Avant même le début de l’examen à l’Assemblée nationale du projet de loi Immigration porté par Gérald Darmanin, son texte a été rejeté par les oppositions qui ont voté la motion préalable de rejet déposée par les écologistes. Elle a été adoptée à cinq voix près, 270 voix pour, 265 contre.
Cet écart extrêmement ténu illustre l’incertitude qui aura présidé jusqu’au bout sur l’issue de ce vote, observe Eric Chaurin, du service politique de RFI. Même avec une Nupes en sommeil, celui de l’ensemble de la gauche – Insoumis, socialistes, communistes et écologistes – était acquis depuis longtemps. La question se posait en revanche pour la droite et l’extrême droite. Le suspense aura finalement duré jusqu’au bout. Les élus du Rassemblement national ont arrêté leur position juste avant les débats, alors que Les Républicains ont attendu le propos liminaire du ministre de l’Intérieur Gérald Darmanin pour sortir de l’Hémicycle et arrêter la leur. Les deux formations ont donc fait le même choix en votant la motion de défiance, mais pour des raisons diamétralement opposées à celles de la gauche.
L’adoption de la motion entraîne l’interruption de l’examen du texte avant même que ne soient abordés les articles au fond. Le gouvernement peut choisir désormais de laisser le texte poursuivre son parcours législatif au Sénat ou en commission mixte paritaire réunissant députés et sénateurs, ou décider de l’abandonner.
Darmanin a proposé sa démission
Gérald Darmanin « a remis sa démission » ce lundi soir à Emmanuel Macron « qui l’a refusée ». « Le président de la République a demandé à la Première ministre et au ministre de l’Intérieur et des Outre-mer de lui faire des propositions pour avancer en levant ce blocage et aboutir à un texte de loi efficace », a ajouté l’entourage du chef de l’État.
La cheffe du gouvernement a invité les ministres concernés et les présidents de groupes parlementaires lundi soir à des discussions aux allures de réunion de crise. En votant en faveur d’une motion de rejet préalable, « les oppositions refusent le débat sur un sujet important pour les Français », a estimé l’entourage de la Première ministre.
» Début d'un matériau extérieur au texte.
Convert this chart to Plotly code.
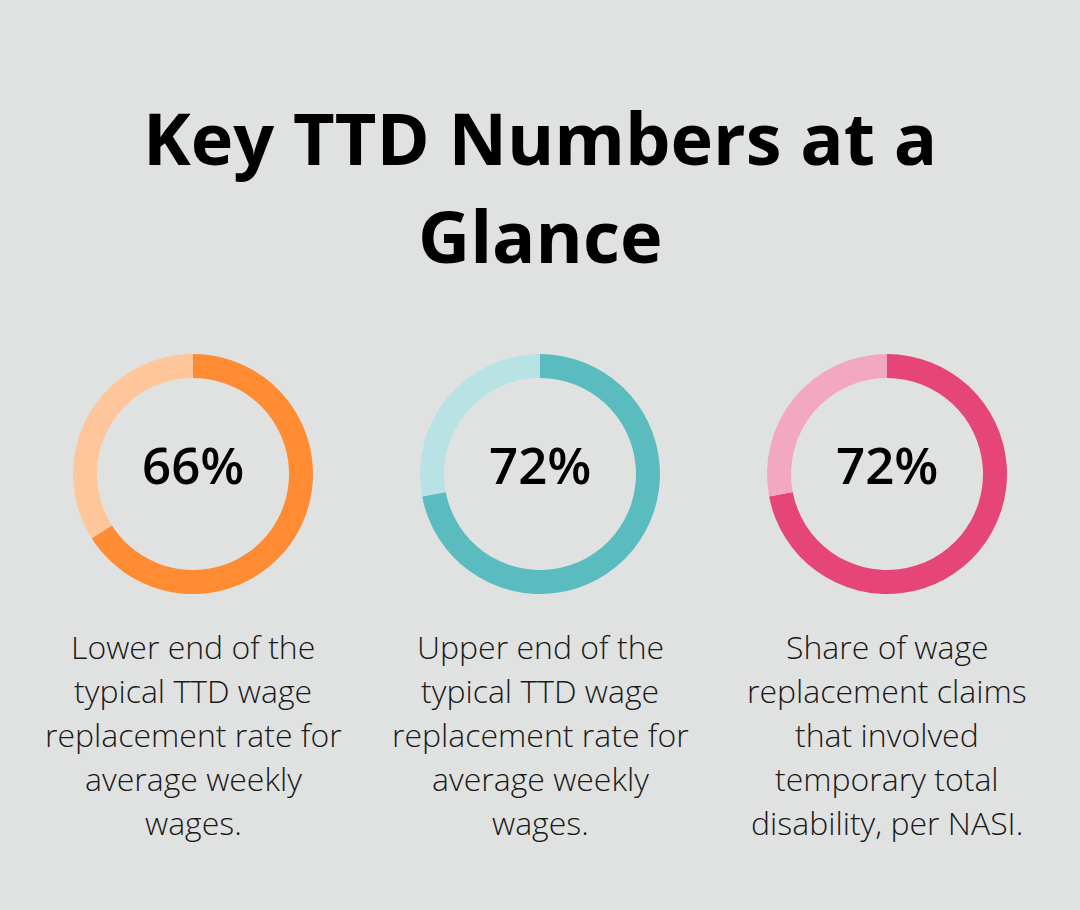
import plotly.graph_objects as go

W, H = 1080, 910

title_lines = ["Key TTD Numbers at a", "Glance"]
values = [66, 72, 72]
labels = ["66%", "72%", "72%"]
main_colors = ["#FF8C33", "#5BBCC0", "#E64577"]
rest_colors = ["#FFC69B", "#B9E2E4", "#F2A8C0"]
descriptions = [
    ["Lower end of the", "typical TTD wage", "replacement rate for", "average weekly", "wages."],
    ["Upper end of the", "typical TTD wage", "replacement rate for", "average weekly", "wages."],
    ["Share of wage", "replacement claims", "that involved", "temporary total", "disability, per NASI."],
]

centers_x = [193, 540, 887]
center_y = 474
R = 120

fig = go.Figure()
annotations = []
for i, v in enumerate(values):
    cx = centers_x[i]
    fig.add_trace(go.Pie(
        values=[v, 100 - v],
        labels=["value", "rest"],
        marker=dict(colors=[main_colors[i], rest_colors[i]], line=dict(width=0)),
        hole=0.8,
        sort=False,
        direction="clockwise",
        rotation=0,
        textinfo="none",
        hoverinfo="none",
        showlegend=False,
        domain=dict(x=[(cx - R) / W, (cx + R) / W],
                    y=[1 - (center_y + R) / H, 1 - (center_y - R) / H]),
    ))
    annotations.append(dict(
        x=cx / W, y=1 - (center_y - 10) / H, xref="paper", yref="paper",
        text=labels[i], showarrow=False, xanchor="center", yanchor="middle",
        font=dict(family="Open Sans", size=51, color="#000000", weight=600),
    ))
    for j, line in enumerate(descriptions[i]):
        ly = 646 + 44 * j
        annotations.append(dict(
            x=cx / W, y=1 - ly / H, xref="paper", yref="paper",
            text=line, showarrow=False, xanchor="center", yanchor="middle",
            font=dict(family="Open Sans", size=32, color="#1a1a1a", weight=300),
        ))

for j, line in enumerate(title_lines):
    ty = 137 + 98 * j
    annotations.append(dict(
        x=0.5, y=1 - ty / H, xref="paper", yref="paper",
        text=line, showarrow=False, xanchor="center", yanchor="middle",
        font=dict(family="Open Sans", size=72, color="#000000", weight=700),
    ))

fig.update_layout(
    width=W, height=H,
    margin=dict(l=0, r=0, t=0, b=0),
    paper_bgcolor="#E0E2E1",
    plot_bgcolor="#E0E2E1",
    annotations=annotations,
)

fig.write_html("out.html")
Cette motion de rejet, votée par LR, le RN et la Nupes, « c’est l’alliance des contraires », a ajouté la même source.
Camouflet pour le gouvernement
La gauche et le Rassemblement national (RN, extrême droite) ont salué debout dans l’hémicycle l’adoption de la motion de rejet, des députés de gauche appelant à la démission du ministre de l’Intérieur Gérald Darmanin. Ce rejet est un camouflet pour ce dernier, qui a fait le pari de trouver un chemin, notamment avec la droite, pour faire passer son texte à l’Assemblée nationale, après son adoption au Sénat dans une version fortement durcie.
« Darmanin a dompté les groupuscules macronistes. Mais pas l’Assemblée nationale. Ça sent le bout du chemin pour sa loi et donc pour lui », a jugé le leader de La France insoumise Jean-Luc Mélenchon sur X (ex-Twitter). « Le désaveu qui vient de s’exprimer ce soir est extrêmement puissant », a réagi la présidente du RN Marine Le Pen, estimant avoir ainsi « protégé les Français d’un appel d’air migratoire ».
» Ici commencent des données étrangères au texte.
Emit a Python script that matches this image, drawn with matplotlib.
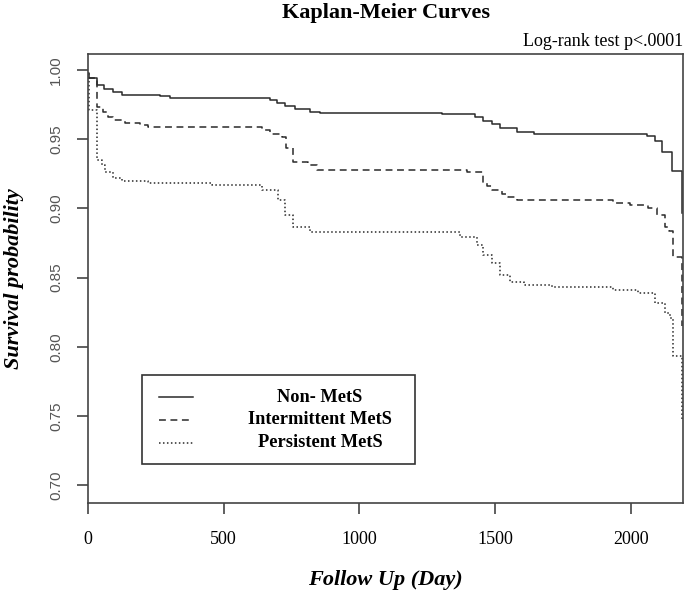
import matplotlib
matplotlib.use("Agg")
import matplotlib.pyplot as plt
from matplotlib.patches import Rectangle

# Kaplan-Meier curves, values
non_mets_t = [0, 5, 32, 59, 92, 124, 265, 302, 671, 695, 726, 763, 818, 855, 1304,
              1426, 1455, 1489, 1518, 1581, 1643, 2060, 2089, 2115, 2152, 2188]
non_mets_s = [0.998, 0.994, 0.989, 0.986, 0.984, 0.982, 0.981, 0.980, 0.978, 0.976,
              0.974, 0.972, 0.970, 0.969, 0.968, 0.966, 0.963, 0.961, 0.958, 0.955,
              0.954, 0.952, 0.949, 0.941, 0.927, 0.897]

inter_t = [0, 32, 55, 74, 92, 136, 190, 220, 640, 670, 715, 730, 755, 811, 844, 1396,
           1455, 1470, 1489, 1524, 1548, 1580, 1934, 1997, 2063, 2096, 2126, 2140,
           2155, 2188]
inter_s = [0.994, 0.973, 0.970, 0.966, 0.964, 0.962, 0.960, 0.959, 0.957, 0.954,
           0.9516, 0.944, 0.9335, 0.931, 0.928, 0.926, 0.918, 0.9165, 0.913, 0.9104,
           0.908, 0.906, 0.904, 0.9025, 0.900, 0.895, 0.8866, 0.884, 0.865, 0.815]

persist_t = [0, 3, 33, 52, 63, 92, 125, 221, 457, 641, 700, 726, 755, 818, 1371,
             1433, 1455, 1489, 1518, 1555, 1607, 1710, 1934, 2026, 2089, 2126, 2144,
             2155, 2188]
persist_s = [0.997, 0.971, 0.935, 0.931, 0.926, 0.922, 0.920, 0.918, 0.917, 0.913,
             0.906, 0.895, 0.8866, 0.883, 0.879, 0.8736, 0.8663, 0.8606, 0.852,
             0.8468, 0.8447, 0.843, 0.841, 0.839, 0.8317, 0.8244, 0.821, 0.793, 0.746]

group_names = ["Non- MetS", "Intermittent MetS", "Persistent MetS"]
x_ticks = [0, 500, 1000, 1500, 2000]
y_ticks = [0.70, 0.75, 0.80, 0.85, 0.90, 0.95, 1.00]

serif = ["Liberation Serif", "DejaVu Serif"]
line_col = "#2a2a2a"
styles = ["-", (0, (4.5, 3)), (0, (1, 1.6))]

fig = plt.figure(figsize=(6.85, 5.95), dpi=100)
ax = fig.add_axes([88 / 685, 1 - 503 / 595, 595 / 685, 449 / 595])

curves = [(non_mets_t, non_mets_s), (inter_t, inter_s), (persist_t, persist_s)]
for (t, s), ls in zip(curves, styles):
    ax.step(t, s, where="post", color=line_col, lw=1.1, linestyle=ls)

ax.set_xlim(0, 2192)
ax.set_ylim(0.687, 1.0116)

for sp in ax.spines.values():
    sp.set_color("#444444")
    sp.set_linewidth(1.2)

ax.set_xticks(x_ticks)
ax.set_yticks(y_ticks)
ax.set_xticklabels([str(v) for v in x_ticks], fontfamily=serif, fontsize=13)
ax.set_yticklabels(["%.2f" % v for v in y_ticks], rotation=90, va="center",
                   fontfamily="Liberation Sans", fontsize=11, color="#555555")
ax.tick_params(axis="x", length=8, width=1.2, color="#444444", pad=12)
ax.tick_params(axis="y", length=8, width=1.2, color="#444444", pad=10)

ax.set_xlabel("Follow Up (Day)", fontfamily=serif, fontsize=16,
              fontweight="bold", style="italic")
ax.xaxis.set_label_coords(0.5, -0.15)
ax.set_ylabel("Survival probability", fontfamily=serif, fontsize=16,
              fontweight="bold", style="italic")
ax.yaxis.set_label_coords(-0.108, 0.5)

fig.text(386 / 685, 1 - 13 / 595, "Kaplan-Meier Curves", ha="center", va="center",
         fontfamily=serif, fontsize=16, fontweight="bold")
fig.text(683 / 685, 1 - 42 / 595, "Log-rank test p<.0001", ha="right", va="center",
         fontfamily=serif, fontsize=13)

# legend box drawn by hand (R style, centred text)
ax.add_patch(Rectangle((0.0908, 0.087), 0.458, 0.198, transform=ax.transAxes,
                       fill=False, edgecolor="#333333", lw=1.2))
rows = [0.236, 0.185, 0.134]
for name, ls, yy in zip(group_names, styles, rows):
    ax.plot([0.119, 0.176], [yy, yy], transform=ax.transAxes, color=line_col,
            lw=1.1, linestyle=ls)
    ax.text(0.39, yy, name, transform=ax.transAxes, ha="center", va="center",
            fontfamily=serif, fontsize=13.2, fontweight="bold")

fig.savefig("out.png", dpi=100)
Après plusieurs allers-retours entre les deux chambres du Parlement, la réforme, qui reposait initialement sur « deux jambes » – contrôler l’immigration, améliorer l’intégration –, penchait nettement sur le volet répressif, de l’avis de nombreux observateurs, avec beaucoup de mesures pour faciliter les expulsions d’étrangers « délinquants » et décourager les entrées sur le territoire. La France compte 5,1 millions d’étrangers en situation régulière, soit 7,6% de la population, et accueille plus d’un demi-million de réfugiés. Elle compterait par ailleurs de 600 000 à 700 000 étrangers en situation irrégulière, selon les estimations des autorités.